Reputation: 124
For the record I am a relatively new programmer
I have the code working, but it seems clunky and slow if it were to sort through many items
granted, this node app does not need to be fast, i.e the process could take 5 min and it would be fine, but I was curious if there was a better way to do it...
I have this node app which is comparing two data sets... the goals of the program are as follows
right now this is the code
const fs = require("fs");
const csv = require("csv-parser");
const fetch = require("node-fetch");
const results = [];
fs.createReadStream("./customers.csv")
.pipe(csv())
.on("data", (data) => {
results.push(data);
})
.on("end", () => {
console.log("Getting Customer Data from Waze...");
fetch("https://gql.waveapps.com/graphql/public", {
method: "post",
headers: {
//prettier-ignore
'Authorization': "Bearer MyAuth",
"Content-Type": "application/json",
},
body: JSON.stringify({
query: `
query {
business(id: "MyBusinessId") {
customers {
edges {
node {
id
name
}
}
}
}
}
`,
}),
})
.then((res) => res.json())
.then(({ data }) => {
console.log("Filtering Data...");
// this maps through the csv file
results.map((csv) => {
let array = [];
name = "";
data.business.customers.edges.map((customer) => {
// push the results of the expression (true of false) to an array
array.push(
customer.node.name.toLowerCase() === csv.name.toLowerCase()
);
// push nonexistent name (if there is one) variable so error handling is clear
if (customer.node.name.toLowerCase() !== csv.name.toLowerCase()) {
name = csv.name;
}
});
// if all elements in array are false, that means there is no matching name in the data.business.customers.edges array and error will be true, if there is a true field in the name, return false
const error = !array.some((el) => {
if (el) {
return true;
}
});
if (error) {
return console.log(
`Name: ${name} not found in Waze customer list, please check your spelling`
);
}
// send http request here
});
console.log("Finished Sending Invoices");
});
});
the customer.csv file
"name","domain","expiration-date"
"bob","yahoo.com","7/2/2020"
"suzie","google.com","12/1/2020"
right now the graphql api returns data that looks like this...
[
{
node: {
id: 'QnVzaW5lc3M6MzE4NmRmNDQtZDg4Zi00MzgxLTk5ZGEtYTQzMWRmYzhmMDk5O0N1c3RvbWVyOjQ3NTg0Mzc2',
name: 'NOInvoice'
}
},
{
node: {
id: 'QnVzaW5lc3M6MzE4NmRmNDQtZDg4Zi00MzgxLTk5ZGEtYTQzMWRmYzhmMDk5O0N1c3RvbWVyOjQ3NTg0MzU3',
name: 'Suzie'
}
},
{
node: {
id: 'QnVzaW5lc3M6MzE4NmRmNDQtZDg4Zi00MzgxLTk5ZGEtYTQzMWRmYzhmMDk5O0N1c3RvbWVyOjQ3NTgwODkx',
name: 'Bob'
}
}
]
any help would be appreciated greatly
Upvotes: 0
Views: 212
Reputation: 2501
Nested maps = O(n*m) time complexity = poor performance
First create a hashmap of the names from the API, then scan the csv array and check each name against the hashmap to see if it exists or not.

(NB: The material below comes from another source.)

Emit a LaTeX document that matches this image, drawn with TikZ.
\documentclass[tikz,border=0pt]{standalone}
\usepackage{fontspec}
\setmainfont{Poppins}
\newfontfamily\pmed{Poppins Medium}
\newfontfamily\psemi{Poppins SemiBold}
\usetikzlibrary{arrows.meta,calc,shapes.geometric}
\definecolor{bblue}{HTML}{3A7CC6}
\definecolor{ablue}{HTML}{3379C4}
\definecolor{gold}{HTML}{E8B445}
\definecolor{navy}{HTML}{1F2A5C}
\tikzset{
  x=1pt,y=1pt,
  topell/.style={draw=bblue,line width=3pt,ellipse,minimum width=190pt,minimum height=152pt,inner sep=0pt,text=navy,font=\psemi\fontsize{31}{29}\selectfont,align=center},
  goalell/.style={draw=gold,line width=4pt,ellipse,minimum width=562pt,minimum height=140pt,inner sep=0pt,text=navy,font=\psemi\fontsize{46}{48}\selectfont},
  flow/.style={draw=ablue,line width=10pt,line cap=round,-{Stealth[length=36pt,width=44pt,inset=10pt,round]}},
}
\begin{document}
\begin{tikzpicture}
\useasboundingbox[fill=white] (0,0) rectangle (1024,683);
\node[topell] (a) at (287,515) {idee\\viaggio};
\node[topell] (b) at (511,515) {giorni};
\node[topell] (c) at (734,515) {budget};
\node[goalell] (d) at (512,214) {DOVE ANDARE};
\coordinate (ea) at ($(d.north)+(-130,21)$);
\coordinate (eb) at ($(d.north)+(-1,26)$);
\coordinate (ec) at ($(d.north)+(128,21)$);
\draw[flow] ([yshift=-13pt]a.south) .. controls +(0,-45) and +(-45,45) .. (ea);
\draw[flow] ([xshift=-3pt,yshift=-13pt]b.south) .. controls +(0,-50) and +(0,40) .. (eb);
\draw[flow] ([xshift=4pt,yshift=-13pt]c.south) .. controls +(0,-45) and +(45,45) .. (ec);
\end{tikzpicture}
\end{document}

Using a hashmap is a common way to improve the performance of nested loops. The result will be closer to O(n+m) time complexity, significantly more performant.

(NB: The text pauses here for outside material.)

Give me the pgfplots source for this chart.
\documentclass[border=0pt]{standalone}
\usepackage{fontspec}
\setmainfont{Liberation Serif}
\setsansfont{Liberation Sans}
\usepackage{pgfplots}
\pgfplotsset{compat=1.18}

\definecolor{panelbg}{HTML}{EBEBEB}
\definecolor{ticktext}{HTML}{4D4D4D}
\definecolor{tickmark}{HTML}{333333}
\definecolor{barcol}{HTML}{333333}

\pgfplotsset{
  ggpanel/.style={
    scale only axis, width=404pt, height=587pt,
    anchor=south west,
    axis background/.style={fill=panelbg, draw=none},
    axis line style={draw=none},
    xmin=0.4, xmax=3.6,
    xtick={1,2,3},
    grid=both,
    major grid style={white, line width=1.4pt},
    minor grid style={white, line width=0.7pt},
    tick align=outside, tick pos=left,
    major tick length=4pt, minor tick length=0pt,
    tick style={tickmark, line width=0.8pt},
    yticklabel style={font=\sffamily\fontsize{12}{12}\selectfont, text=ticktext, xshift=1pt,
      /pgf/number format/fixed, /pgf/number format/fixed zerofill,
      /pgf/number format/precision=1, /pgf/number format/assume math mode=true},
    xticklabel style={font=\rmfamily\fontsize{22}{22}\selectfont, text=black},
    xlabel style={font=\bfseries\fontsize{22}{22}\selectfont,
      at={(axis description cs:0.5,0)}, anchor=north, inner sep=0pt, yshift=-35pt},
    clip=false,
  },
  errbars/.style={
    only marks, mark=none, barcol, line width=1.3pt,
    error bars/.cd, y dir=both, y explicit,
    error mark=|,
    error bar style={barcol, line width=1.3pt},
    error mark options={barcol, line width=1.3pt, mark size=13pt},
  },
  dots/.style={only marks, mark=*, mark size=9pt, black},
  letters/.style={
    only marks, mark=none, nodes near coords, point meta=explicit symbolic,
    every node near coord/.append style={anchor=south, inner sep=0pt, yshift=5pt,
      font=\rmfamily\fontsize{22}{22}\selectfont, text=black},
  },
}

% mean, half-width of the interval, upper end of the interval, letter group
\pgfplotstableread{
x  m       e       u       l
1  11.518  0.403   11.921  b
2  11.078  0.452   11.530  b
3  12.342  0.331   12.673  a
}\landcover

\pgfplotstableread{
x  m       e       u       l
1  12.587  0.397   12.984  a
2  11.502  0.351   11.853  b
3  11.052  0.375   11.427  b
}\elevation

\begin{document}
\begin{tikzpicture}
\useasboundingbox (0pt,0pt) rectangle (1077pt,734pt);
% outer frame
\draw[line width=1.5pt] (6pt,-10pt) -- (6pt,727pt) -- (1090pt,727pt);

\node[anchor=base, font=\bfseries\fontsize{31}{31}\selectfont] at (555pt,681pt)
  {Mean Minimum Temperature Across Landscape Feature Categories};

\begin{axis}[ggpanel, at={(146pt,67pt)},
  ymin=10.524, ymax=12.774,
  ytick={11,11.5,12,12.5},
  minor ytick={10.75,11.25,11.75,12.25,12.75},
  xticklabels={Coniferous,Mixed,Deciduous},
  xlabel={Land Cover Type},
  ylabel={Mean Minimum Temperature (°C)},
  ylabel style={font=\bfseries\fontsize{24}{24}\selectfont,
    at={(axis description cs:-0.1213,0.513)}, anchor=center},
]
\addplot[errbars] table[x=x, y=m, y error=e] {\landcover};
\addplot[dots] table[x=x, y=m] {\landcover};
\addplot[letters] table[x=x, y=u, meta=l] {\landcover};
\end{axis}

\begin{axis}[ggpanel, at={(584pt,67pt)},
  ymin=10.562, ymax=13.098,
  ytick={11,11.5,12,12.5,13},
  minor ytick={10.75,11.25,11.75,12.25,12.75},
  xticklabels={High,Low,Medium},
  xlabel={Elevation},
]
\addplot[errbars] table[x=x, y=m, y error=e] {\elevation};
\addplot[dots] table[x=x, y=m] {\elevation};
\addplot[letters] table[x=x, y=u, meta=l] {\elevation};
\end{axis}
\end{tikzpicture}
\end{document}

// create hash of valid names from API
const validNames = data.business.customers.edges.reduce(
(names, customer) => {
names[customer.name] = customer; /* or = true */
return names;
},
{}
);
// see if any of the names in the csv are not valid
const err = results.reduce((err, csv) => validNames[csv.name] ? err: ++err, 0);
if (arr > 0) {
// have invalid names in CSV
}
// OR alternatively, find the invalid entries
const invalid = results.reduce(
(invalid, csv) => {
if (!validNames[csv.name]) invalid.push(csv);
return invalid;
},
[]
);
EDIT
// OR shorter version of find the invalid entries
const invalid = results.filter(csv => !validNames[csv.name]);
if (invalid.length) {
// have invalid names in CSV
}
Upvotes: 1
Reputation: 579
I think you're using a lot of extra variables such as array
, name
and error
that you actually don't need. So this not a performance optimization but an attempt to address the clunkiness of the code.

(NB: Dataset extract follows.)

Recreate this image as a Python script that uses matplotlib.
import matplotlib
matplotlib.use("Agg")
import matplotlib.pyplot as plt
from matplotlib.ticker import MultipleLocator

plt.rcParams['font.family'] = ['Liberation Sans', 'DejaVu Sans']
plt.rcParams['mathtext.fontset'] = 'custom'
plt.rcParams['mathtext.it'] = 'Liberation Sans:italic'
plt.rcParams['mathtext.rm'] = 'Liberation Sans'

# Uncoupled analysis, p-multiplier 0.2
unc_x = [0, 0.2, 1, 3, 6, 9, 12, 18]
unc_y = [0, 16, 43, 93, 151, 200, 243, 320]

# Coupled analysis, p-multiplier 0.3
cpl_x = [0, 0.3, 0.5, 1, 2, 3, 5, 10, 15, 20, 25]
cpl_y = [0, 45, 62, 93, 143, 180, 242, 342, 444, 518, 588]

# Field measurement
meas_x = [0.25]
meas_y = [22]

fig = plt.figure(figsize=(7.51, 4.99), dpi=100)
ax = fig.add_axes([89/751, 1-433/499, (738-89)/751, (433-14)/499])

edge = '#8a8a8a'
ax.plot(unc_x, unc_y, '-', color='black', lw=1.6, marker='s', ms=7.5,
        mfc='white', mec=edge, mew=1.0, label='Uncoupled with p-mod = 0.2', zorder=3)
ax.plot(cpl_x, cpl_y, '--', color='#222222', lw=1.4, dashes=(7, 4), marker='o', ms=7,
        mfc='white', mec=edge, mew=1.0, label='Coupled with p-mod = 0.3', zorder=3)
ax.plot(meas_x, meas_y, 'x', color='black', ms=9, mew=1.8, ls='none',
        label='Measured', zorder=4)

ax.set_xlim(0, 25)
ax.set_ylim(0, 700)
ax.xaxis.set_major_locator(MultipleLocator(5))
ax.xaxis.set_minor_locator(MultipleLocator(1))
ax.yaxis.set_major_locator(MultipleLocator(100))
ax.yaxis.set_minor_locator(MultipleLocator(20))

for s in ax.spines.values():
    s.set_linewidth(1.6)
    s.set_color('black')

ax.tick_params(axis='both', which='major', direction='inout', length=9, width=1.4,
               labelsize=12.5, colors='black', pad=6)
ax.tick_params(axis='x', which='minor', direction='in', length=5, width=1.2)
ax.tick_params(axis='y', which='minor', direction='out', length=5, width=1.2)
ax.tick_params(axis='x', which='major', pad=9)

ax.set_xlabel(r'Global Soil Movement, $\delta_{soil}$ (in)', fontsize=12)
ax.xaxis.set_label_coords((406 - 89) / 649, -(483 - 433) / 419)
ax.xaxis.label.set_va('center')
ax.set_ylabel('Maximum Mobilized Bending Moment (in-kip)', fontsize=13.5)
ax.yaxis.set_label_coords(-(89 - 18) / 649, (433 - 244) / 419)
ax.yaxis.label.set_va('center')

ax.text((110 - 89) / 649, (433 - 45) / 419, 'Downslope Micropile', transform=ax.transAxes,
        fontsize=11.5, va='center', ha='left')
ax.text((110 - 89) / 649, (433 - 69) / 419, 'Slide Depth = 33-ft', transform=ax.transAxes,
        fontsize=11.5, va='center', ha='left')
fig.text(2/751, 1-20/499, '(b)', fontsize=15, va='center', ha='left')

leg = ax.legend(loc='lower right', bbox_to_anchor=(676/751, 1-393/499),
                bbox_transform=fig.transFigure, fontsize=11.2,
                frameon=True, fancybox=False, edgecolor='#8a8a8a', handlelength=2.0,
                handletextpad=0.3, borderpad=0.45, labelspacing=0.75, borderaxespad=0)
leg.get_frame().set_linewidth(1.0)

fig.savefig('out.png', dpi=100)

I'm pointing out some changes that you might consider.
results.map((csv) => {
customers_names = data.business.customers.edges.map((edge) => edge.node.name)
if(!customers_names.some((name) => name === csv.name)) {
console.log(`Name: ${csv.name} not found in Waze customer list, please check your spelling`)
}
})
Instead of:
results.map((csv) => {
let array = []; <-- (1)
name = ""; <-- (2)
data.business.customers.edges.map((customer) => {
// push the results of the expression (true of false) to an array
array.push(
customer.node.name.toLowerCase() === csv.name.toLowerCase()
);
// push nonexistent name (if there is one) variable so error handling is clear
if (customer.node.name.toLowerCase() !== csv.name.toLowerCase()) {
name = csv.name; <-- (3)
}
});
// if all elements in array are false, that means there is no matching name in the data.business.customers.edges array and error will be true, if there is a true field in the name, return false
const error = !array.some((el) => {
if (el) {
return true;
}
}); <-- (4)
if (error) { <-- (5)
return console.log(
`Name: ${name} not found in Waze customer list, please check your spelling`
);
}
// send http request here
});
(1) array
keeps the boolean
values that determines whether or not the csv.name
was found in the data (GraphQL
response). This array
will be iterated on (4). You don't really need two steps by iterating two different arrays, when you can actually find that out with the some
function and comparing the names.
In (2) you define a variable name
, and in (3) you keep updating that variable over and over again with the same value, which is csv.name
(it doesn't change because it doesn't depend on customer
at all). So I would remove that variable completely
(5) you only care about csv.name
in the logs. So I'm doing exactly that in the shorter version
Upvotes: 1